Whose Judgment? Local Legal Cultures, Judicial Process, and State Building in Early Modern France

Sunday, January 10, 2010: 9:10 AM
Manchester Ballroom G (Hyatt)
Julie Hardwick , University of Texas at Austin, Austin, TX
The complex dynamic that shaped “what happened” in local litigation in seventeenth-century France had important consequences for contemporary access to the legal system and for our understanding of early modern state formation. The paper will focus on three inter-related aspects of civil law in action in local courts: the creation of powerful local legal cultures, the actors in court rooms, and the roles of people in the community. Distinctive local legal cultures persisted as the rhetoric of state formation increased. They were shaped in part by court personnel. In local courts, the much studied advocates were almost entirely absent. Instead, the official legal actors were judges, royal prosecutors who were critical gatekeepers, procureurs who handled the cases for clients, and the sergeants and bailiffs who delivered notices to appear to witnesses or served orders for the sale of goods to cover unpaid debts. All of these people did their work on the streets and in households as well as in court. The process of litigation took place in the community as well as the courthouse. Working men and women were avid users of the civil law process and shapers of local legal cultures as plaintiffs, defenders, witnesses and spectators.
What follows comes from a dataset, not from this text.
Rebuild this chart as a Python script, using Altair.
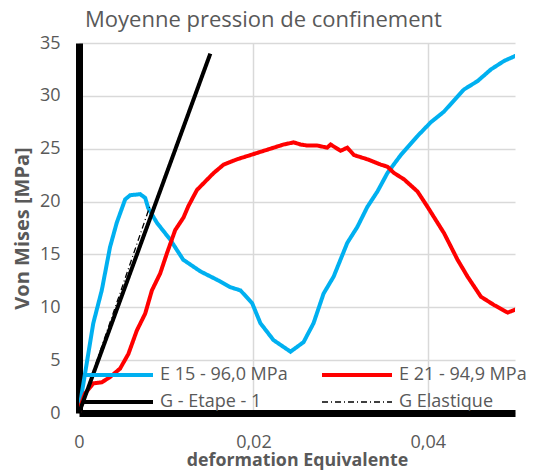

Their perspectives and expectations shaped how judges decided cases. Going to court in civil cases was a matter of choice, not necessity, and the authority of the court rested in significant degree on providing judgments communities found appropriate – or people could choose not to go to court and resolve their difficulties by other means. State-building viewed from this perspective then had a powerful grassroots element in which working people appropriated the authority of the state as long as it served their needs, choices that when repeated thousands of times were central in enhancing the role of the state.